Contributor License Agreements

If you want to contribute to an open source project, you are often required to sign a so-called contributor license agreement (CLA). The signed CLA enables the legal body behind an open source project

  • to work with your code contribution (e.g. to reproduce, to modify, to create derivative works and to combine the contribution with other software code)
  • to grant the Open Source License to potential users
  • to change the terms of the Open Source License for a particular software project if necessary (e.g. changing from a strong copyleft license to a weak copyleft license)
  • to handle legal disputes.

The CLA does NOT require you to transfer the full intellectual property rights (IRP) associated with your copyright (in some countries this is legally impossible and, from a company viewpoint, it is often undesirable). Instead, you transfer only those rights necessary to allow the long-term license management of the project to which you are contributing. The following example of CLAs give you an impression of how they work:

Recommended readings:

Notices and License Headers

Copyright notices and license headers are not required to secure copyright. Based on most national laws, the creator of a work automatically holds the copyright the moment the work is created (e.g. if you have written a line of code). However, this does NOT mean that you should not provide copyright notices and license headers as they have certain legal implications.

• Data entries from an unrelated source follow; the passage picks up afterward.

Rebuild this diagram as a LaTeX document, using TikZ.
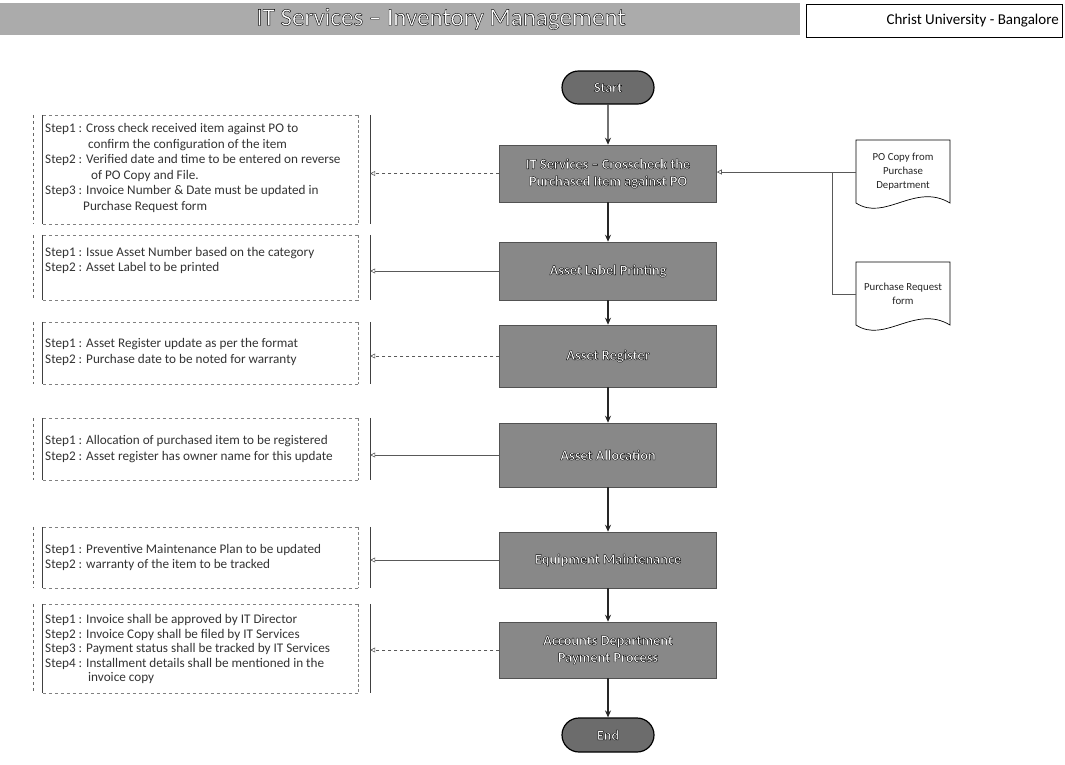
\documentclass[tikz,border=0pt]{standalone}
\usepackage{fontspec}
\setmainfont{Carlito}
\usetikzlibrary{arrows.meta,shapes.misc,calc}
\definecolor{boxgray}{HTML}{888888}
\definecolor{termgray}{HTML}{6C6C6C}
\definecolor{bandgray}{HTML}{ABABAB}
\newcommand{\outl}[1]{\special{pdf:literal direct 2 Tr 0.4 w 0 0 0 RG}#1\special{pdf:literal direct 0 Tr}}
\newcommand{\annbox}[1]{%
  \draw[gray, dashed, line width=0.5pt] (#1.north west) -- (#1.north east) (#1.south west) -- (#1.south east);
  \draw[black!75, line width=0.7pt] (#1.north west) -- (#1.south west);
  \draw[gray!80!black, dashed, line width=0.6pt] ($(#1.north west)+(-10,0)$) -- ($(#1.south west)+(-10,0)$);
  \draw[gray, densely dashed, line width=0.6pt] (#1.north east) -- (#1.south east);
  \draw[black!75, line width=0.7pt] ($(#1.north east)+(12,0)$) -- ($(#1.south east)+(12,0)$);
  \coordinate (#1r) at ($(#1.east)+(12,0)$);}
\begin{document}
\begin{tikzpicture}[x=1pt,y=-1pt,
  flow/.style={rectangle, fill=boxgray, draw=boxgray!60!black, line width=0.5pt, minimum width=217pt, inner sep=0pt, text=white, align=center, font=\bfseries\fontsize{14.3}{17}\selectfont},
  term/.style={rounded rectangle, fill=termgray, draw=black, line width=1.2pt, minimum width=92pt, minimum height=33pt, inner sep=0pt, text=white, font=\bfseries\fontsize{14}{16}\selectfont},
  flowarrow/.style={-{Stealth[length=7pt,width=6pt]}, line width=1.1pt, draw=black!85},
  notearrow/.style={-{Triangle[open,length=5pt,width=5pt]}, line width=0.6pt, draw=black!65},
  frame/.style={rectangle, minimum width=315pt, inner sep=0pt},
  notetext/.style={anchor=west, align=left, inner sep=0pt, font=\fontsize{13.2}{15.5}\selectfont, text=black!80},
  doc/.style={rectangle, minimum width=94pt, inner sep=0pt, align=center, font=\fontsize{10.8}{14}\selectfont, text=black!85},
  docline/.style={draw=black, line width=0.7pt, fill=white},
]
\useasboundingbox (0,0) rectangle (1065,764);
% title band
\node[rectangle, fill=bandgray, minimum width=800pt, minimum height=32pt, inner sep=0pt] (band) at (400,19) {};
\node[text=white, font=\fontsize{25}{28}\selectfont, inner sep=0pt] (title) at (441,19) {\outl{IT Services -- Inventory Management}};
\node[rectangle, draw=black, line width=0.7pt, minimum width=256pt, minimum height=33pt, inner sep=0pt] (uni) at (934,20.5) {};
\node[anchor=east, font=\fontsize{15}{17}\selectfont, inner sep=0pt] (unitext) at (1059,21) {Christ University - Bangalore};
% flow
\node[term] (start) at (608,87.5) {\outl{Start}};
\node[flow, minimum height=57pt] (b1) at (608,173.5) {\outl{IT Services -- Crosscheck the}\\\outl{Purchased Item against PO}};
\node[flow, minimum height=58pt] (b2) at (608,271) {\outl{Asset Label Printing}};
\node[flow, minimum height=62pt] (b3) at (608,356) {\outl{Asset Register}};
\node[flow, minimum height=64pt] (b4) at (608,455) {\outl{Asset Allocation}};
\node[flow, minimum height=56pt] (b5) at (608,560) {\outl{Equipment Maintenance}};
\node[flow, minimum height=56pt] (b6) at (608,650) {\outl{Accounts Department}\\\outl{Payment Process}};
\node[term, minimum height=34pt] (end) at (608,735) {\outl{End}};
\draw[flowarrow] (start) -- (b1);
\draw[flowarrow] (b1) -- (b2);
\draw[flowarrow] (b2) -- (b3);
\draw[flowarrow] (b3) -- (b4);
\draw[flowarrow] (b4) -- (b5);
\draw[flowarrow] (b5) -- (b6);
\draw[flowarrow] (b6) -- (end);
% documents
\draw[docline] (856,140) -- (950,140) -- (950,203) .. controls (915,182) and (885,222) .. (856,203) -- cycle;
\node[doc, minimum height=62pt] (po) at (903,172) {PO Copy from\\Purchase\\Department};
\draw[docline] (856,262) -- (950,262) -- (950,325) .. controls (915,304) and (885,344) .. (856,325) -- cycle;
\node[doc, minimum height=62pt] (pr) at (903,294) {Purchase Request\\form};
\coordinate (jn) at (832,172);
\draw[notearrow] (po.west) -- (po.west -| b1.east);
\draw[line width=0.6pt, draw=black!65] (pr.west) -| (jn);
% annotations
\node[frame, minimum height=109pt] (a1) at (200.5,169.5) {};
\node[frame, minimum height=65pt] (a2) at (200.5,267.5) {};
\node[frame, minimum height=62pt] (a3) at (200.5,353) {};
\node[frame, minimum height=62pt] (a4) at (200.5,449) {};
\node[frame, minimum height=61pt] (a5) at (200.5,557.5) {};
\node[frame, minimum height=89pt] (a6) at (200.5,648.5) {};
\annbox{a1}\annbox{a2}\annbox{a3}\annbox{a4}\annbox{a5}\annbox{a6}
\node[notetext] (t1) at (45,168) {Step1 : Cross check received item against PO to\\\hspace*{43pt}confirm the configuration of the item\\Step2 : Verified date and time to be entered on reverse\\\hspace*{46pt}of PO Copy and File.\\Step3 : Invoice Number \& Date must be updated in\\\hspace*{38pt}Purchase Request form};
\node[notetext] (t2) at (45,260.5) {Step1 : Issue Asset Number based on the category\\Step2 : Asset Label to be printed};
\node[notetext] (t3) at (45,352) {Step1 : Asset Register update as per the format\\Step2 : Purchase date to be noted for warranty};
\node[notetext] (t4) at (45,449) {Step1 : Allocation of purchased item to be registered\\Step2 : Asset register has owner name for this update};
\node[notetext] (t5) at (45,557.5) {Step1 : Preventive Maintenance Plan to be updated\\Step2 : warranty of the item to be tracked};
\node[notetext, font=\fontsize{13.2}{14.5}\selectfont] (t6) at (45,649) {Step1 : Invoice shall be approved by IT Director\\Step2 : Invoice Copy shall be filed by IT Services\\Step3 : Payment status shall be tracked by IT Services\\Step4 : Installment details shall be mentioned in the\\\hspace*{43pt}invoice copy};
\draw[notearrow, dashed] (b1.west) -- (b1.west -| a1r);
\draw[notearrow] (b2.west) -- (b2.west -| a2r);
\draw[notearrow, dashed] (b3.west) -- (b3.west -| a3r);
\draw[notearrow] (b4.west) -- (b4.west -| a4r);
\draw[notearrow] (b5.west) -- (b5.west -| a5r);
\draw[notearrow, dashed] (b6.west) -- (b6.west -| a6r);
\end{tikzpicture}
\end{document}
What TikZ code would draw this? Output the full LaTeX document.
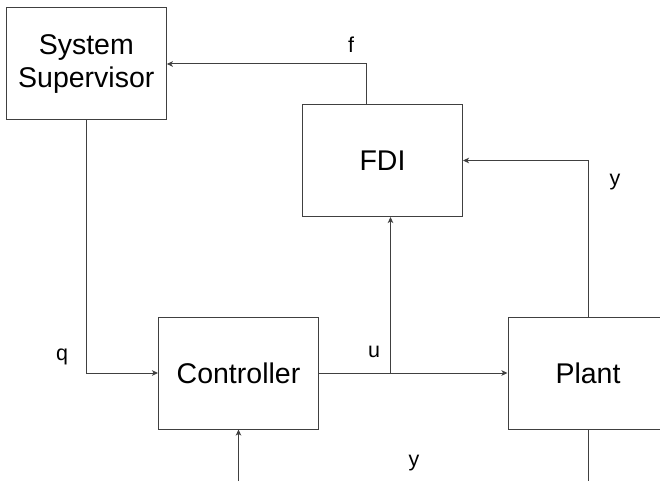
\documentclass[tikz,border=0pt]{standalone}
\usepackage{fontspec}
\setmainfont{Liberation Sans}
\usetikzlibrary{arrows.meta,calc}
\begin{document}
\begin{tikzpicture}[x=1pt,y=-1pt,
  line width=1pt,
  blk/.style={draw=black!75, fill=white, minimum width=160pt, minimum height=112pt,
    inner sep=0pt, align=center, font=\fontsize{28.5}{33}\selectfont},
  lbl/.style={inner sep=0pt, font=\fontsize{21.5}{25}\selectfont},
  wire/.style={draw=black!75},
  arr/.style={wire, -{Stealth[length=6pt,width=5.5pt,inset=1.5pt]}}]
\useasboundingbox (0,0) rectangle (660,481);
\clip (0,0) rectangle (660,481);

% blocks
\node[blk] (sup)   at (86.3,64)    {System\\Supervisor};
\node[blk] (fdi)   at (382.5,160.5) {FDI};
\node[blk] (ctrl)  at (238.5,373)  {Controller};
\node[blk] (plant) at (588,373)    {Plant};

% free ends
\coordinate (ubr)  at (390.5,373);
\coordinate (yin)  at (238.5,481);
\coordinate (yout) at (588,481);

% signal paths
\draw[arr] ($(fdi.north west)+(64.3,0)$) |- (sup.east);
\draw[arr] (sup.south) |- (ctrl.west);
\draw[arr] (ctrl.east) -- (plant.west);
\draw[arr] (ubr) -- (ubr |- fdi.south);
\draw[arr] (plant.north) |- (fdi.east);
\draw[arr] (yin) -- (ctrl.south);
\draw[wire] (plant.south) -- (yout);

% signal labels
\node[lbl] (lf)  at (351,45)  {f};
\node[lbl] (lq)  at (62,357)  {q};
\node[lbl] (lu)  at (374,352) {u};
\node[lbl] (ly1) at (615,182) {y};
\node[lbl] (ly2) at (414,463) {y};
\end{tikzpicture}
\end{document}
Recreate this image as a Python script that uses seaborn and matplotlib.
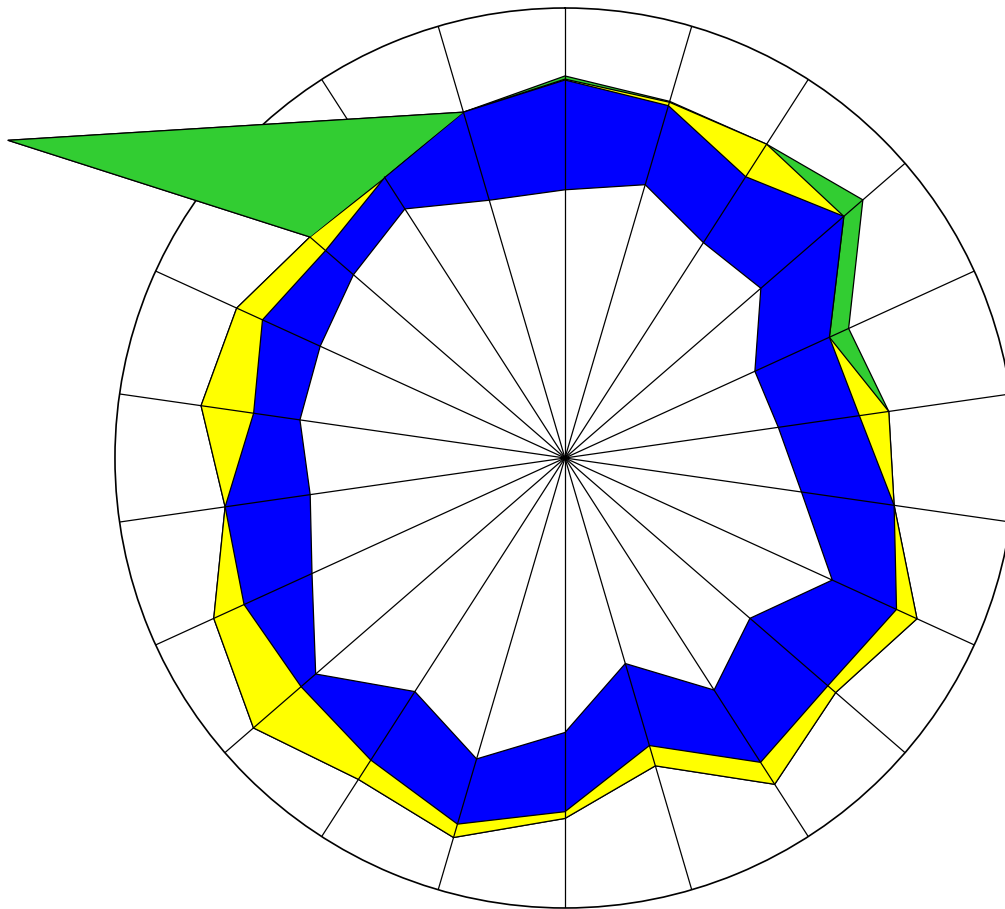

  • If someone infringes your copyright and there are no copyright notices/license headers, he might use this as an argument to reduce your claims.
  • The license header makes it easy to immediately determine the author and license of a certain piece of source code.
  • You improve your visibility as the author of a certain piece of source code.

You can find more information on this topic here.

Trademarking

Many open source projects (e.g. Eclipse, Apache) rely on trademarking to maintain control ofa project's identity. You can control better who is using your logo or name and in what context if you have registered corresponding trademarks. As you can imagine, this can become a serious issue.